Hannah just sent a story that proves the point: “The first year that John and I were together, more or less living together near the university, we adopted a collie/shep mix who was wandering the streets. Actually he adopted us. We had a habit of sitting on the front stoop in the hot summer evenings, with my upstairs neighbors and their white shep. Arthur walked by us again and again, over a couple of evenings, and eventually made his way up the steps and asked to be part of the group.
“He was malnourished, full of worms, all the things one might expect for a dog who had been on his own for quite awhile. We cleaned him up, took him to the vet, etc etc. And walked him every day, down to the dog park near my apartment. We notice that he heeled when on the leash, and sat when we came to a street, but wouldn’t respond to our commands. Curious. We grew to love him and his spirit.

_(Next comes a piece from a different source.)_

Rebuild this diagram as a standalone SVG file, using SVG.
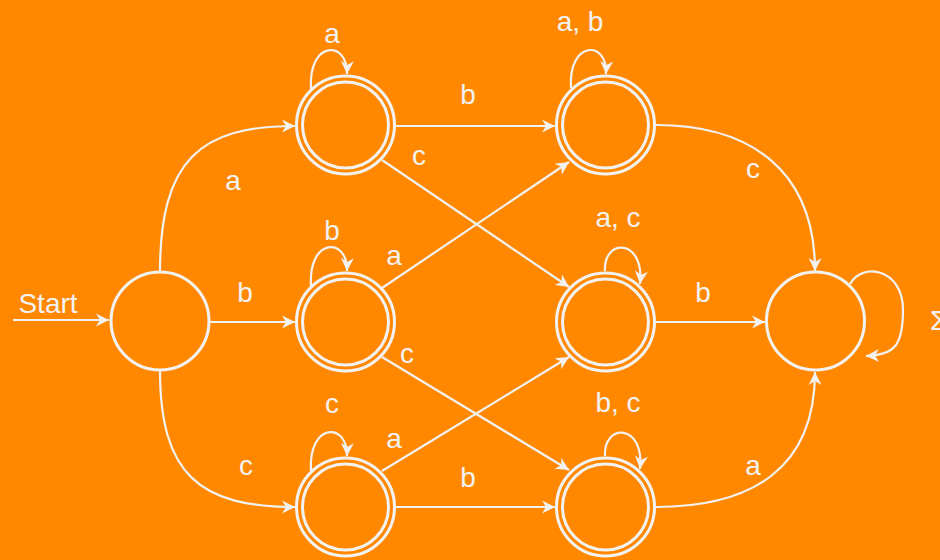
<svg xmlns="http://www.w3.org/2000/svg" width="940" height="560" viewBox="0 0 940 560">
  <style>
    .bg { fill: #FF8800; }
    .state { fill: none; stroke: #F2F2F2; stroke-width: 3; }
    .edge { fill: none; stroke: #F2F2F2; stroke-width: 2.2; marker-end: url(#arrow); }
    .lbl { font-family: "Liberation Sans", Arial, sans-serif; font-size: 28px; fill: #F2F2F2; text-anchor: middle; }
  </style>
  <defs>
    <marker id="arrow" markerUnits="userSpaceOnUse" viewBox="-15 -8 16 16" refX="0" refY="0" markerWidth="16" markerHeight="16" orient="auto">
      <path d="M-13,-6.5 L0,0 L-13,6.5 L-9,0 z" fill="#F2F2F2"/>
    </marker>
  </defs>

  <rect class="bg" x="0" y="0" width="940" height="560"/>

  <!-- states -->
  <g id="q0">
    <circle class="state" cx="160" cy="321" r="49"/>
  </g>
  <g id="qa">
    <circle class="state" cx="345.5" cy="125" r="49"/>
    <circle class="state" cx="345.5" cy="125" r="43"/>
  </g>
  <g id="qb">
    <circle class="state" cx="345.5" cy="322" r="49"/>
    <circle class="state" cx="345.5" cy="322" r="43"/>
  </g>
  <g id="qc">
    <circle class="state" cx="345.5" cy="507" r="49"/>
    <circle class="state" cx="345.5" cy="507" r="43"/>
  </g>
  <g id="qab">
    <circle class="state" cx="605.5" cy="125" r="49"/>
    <circle class="state" cx="605.5" cy="125" r="43"/>
  </g>
  <g id="qac">
    <circle class="state" cx="605.5" cy="322" r="49"/>
    <circle class="state" cx="605.5" cy="322" r="43"/>
  </g>
  <g id="qbc">
    <circle class="state" cx="605.5" cy="507" r="49"/>
    <circle class="state" cx="605.5" cy="507" r="43"/>
  </g>
  <g id="qdead">
    <circle class="state" cx="815.5" cy="321" r="49"/>
  </g>

  <!-- transitions -->
  <g id="edges">
    <path class="edge" d="M13,320 L109,320"/>
    <path class="edge" d="M160,272 C160,160 200,126 295,126"/>
    <path class="edge" d="M209,322 L295,322"/>
    <path class="edge" d="M160,370 C160,475 200,507 295,507"/>

    <path class="edge" d="M311,89 C308,40 348,40 347,74"/>
    <path class="edge" d="M311,286 C308,237 348,237 347,271"/>
    <path class="edge" d="M311,471 C308,422 348,422 347,456"/>

    <path class="edge" d="M396,126 L555,126"/>
    <path class="edge" d="M382,160 L569,287"/>
    <path class="edge" d="M382,288 L569,162"/>
    <path class="edge" d="M382,357 L569,470"/>
    <path class="edge" d="M382,471 L569,357"/>
    <path class="edge" d="M396,507 L555,507"/>

    <path class="edge" d="M571,88 C568,40 608,40 606,74"/>
    <path class="edge" d="M605,271 C603,238 645,238 640,284"/>
    <path class="edge" d="M605,456 C603,423 645,423 640,469"/>

    <path class="edge" d="M656,125 C750,125 815,170 815,271"/>
    <path class="edge" d="M656,322 L765,322"/>
    <path class="edge" d="M656,507 C750,507 815,470 815,372"/>

    <path class="edge" d="M850,284 C862,262 903,268 903,310 C903,345 895,355 866,356"/>
  </g>

  <!-- labels -->
  <g id="labels">
    <text class="lbl" x="48" y="313">Start</text>
    <text class="lbl" x="233" y="190">a</text>
    <text class="lbl" x="245" y="302">b</text>
    <text class="lbl" x="246" y="475">c</text>
    <text class="lbl" x="332" y="43">a</text>
    <text class="lbl" x="332" y="240">b</text>
    <text class="lbl" x="332" y="413">c</text>
    <text class="lbl" x="468" y="104">b</text>
    <text class="lbl" x="419" y="165">c</text>
    <text class="lbl" x="394" y="265">a</text>
    <text class="lbl" x="407" y="363">c</text>
    <text class="lbl" x="394" y="448">a</text>
    <text class="lbl" x="468" y="487">b</text>
    <text class="lbl" x="580" y="31">a, b</text>
    <text class="lbl" x="618" y="227">a, c</text>
    <text class="lbl" x="618" y="412">b, c</text>
    <text class="lbl" x="753" y="178">c</text>
    <text class="lbl" x="703" y="302">b</text>
    <text class="lbl" x="753" y="475">a</text>
    <text class="lbl" x="930" y="330" style="text-anchor:start">Σ</text>
  </g>
</svg>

“Over Labor Day we visited friends at the shore, who had other guests, visitors from France. Arthur was immediately taken by these people, sitting leaned up against their chairs. Charmed, they began to talk to him. The next thing we knew, Arthur was offering his paw, lying down, even playing dead. The dog was responding to the French where he had ignored similar directions in English.We had ourselves a French speaking dog! We figured he had been abandoned when his French speaking people left school at the end of their studies.
“Once home, we taught Arthur English. We would say a command in (probably improper) French: Assis-toi! Sit! Viens! Come! And Arthur, being a pretty smart guy, soon learned what English he needed to know to be a well trained dog (we skipped the playing dead part).
“Arthur moved to Kentucky when John did and I never saw him again. He didn’t have a long life—his travails on the street had done permanent damage to his insides. He was the last dog I ever had, and I remember him fondly.”
I love your story. Thanks for sharing
Good to talk to you today and meet the lucky dog you are babysitting!
I have a friend who is Danish and talks Danish to her dogs, but her husband talks English or Australian! And the dogs do understand both languages and follow the commands. They are smart.
Thank you for this evidence! What fun!